C'è una scena che potrebbe rappresentare il cuore sanguinante di quest'opera poderosa. Nie giunge nell'ala del palazzo dove il cugino dimora con la concubina: penetra silenziosa e invisibile per sfidarlo a duello ma, dopo poco, rinuncia all'obiettivo omicida ritirandosi. Tian, tornato dall'amante, le racconta la sfortunata storia dell'amore tra lui e Yinniang: la scena, osservata a debita distanza e in alcuni momenti filtrata dal velo di un tendaggio, cela lo sguardo della stessa Yinniang, ritornata per ritrovare il volto del cugino. Se il rapporto tra soggettiva e falsa soggettiva è a tratti ininfluente (si segue comunque la medesima scena), ci si può domandare se la donna stia ascoltando il dialogo o semplicemente osservando ciò che ha davanti, come un fantasma di un lontano passato o una donna innamorata che ha di fronte a sé il miraggio di una vita che non ha mai avuto. Nie spia forse quel dialogo per scoprire qualcosa di nuovo su di sé e capire meglio la sua storia e la sua posizione nel mondo.

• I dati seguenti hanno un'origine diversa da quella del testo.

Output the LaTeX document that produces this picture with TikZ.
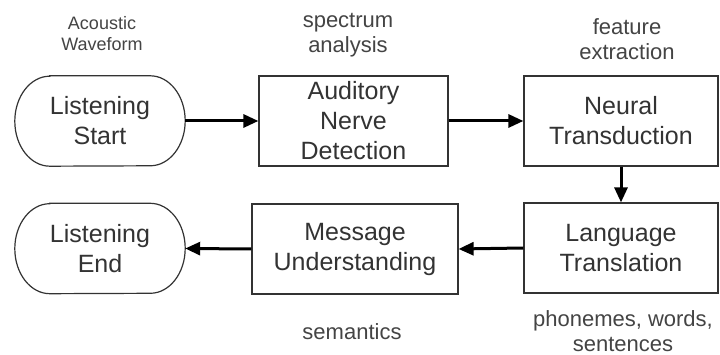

Hou Hsiao-hsien è un grande cineasta, che non ha smesso di sperimentare, mantenendo inalterata la vitalità artistica di quel giovane filmmaker che, insieme ad altri della sua generazione, come il compianto Edward Yang, avviò a Taiwan una importante "nuova onda". Tornato dopo un silenzio di otto anni, firma una geniale rielaborazione estetica che crea nuove forme da un contenitore oltremodo tipizzato come può essere il wuxia. Esso si configura quale un genere fondativo, mitologico, che qui ha una nuova aspirazione realista, sia nelle coreografie che in una trama la cui metafora politica diviene sempre più esplicita col passare delle visioni. Facile vedere nella provincia di Weibo, indipendente dallo scacco dell'impero, un'antica Taiwan che prova a resistere all'avanzata della Cina. E, allora, la parabola della malinconica Nie Yinniang è quella di un personaggio umano e tragico che deve decidere se seguire le ragioni del suo cuore, che la ragione non conosce, oppure tenere fede alle gerarchie dell'ordine al quale appartiene. Se fare parte degli ingranaggi della storia oppure estraniarsene potendo finalmente liberare il proprio spirito, fondendosi col paesaggio.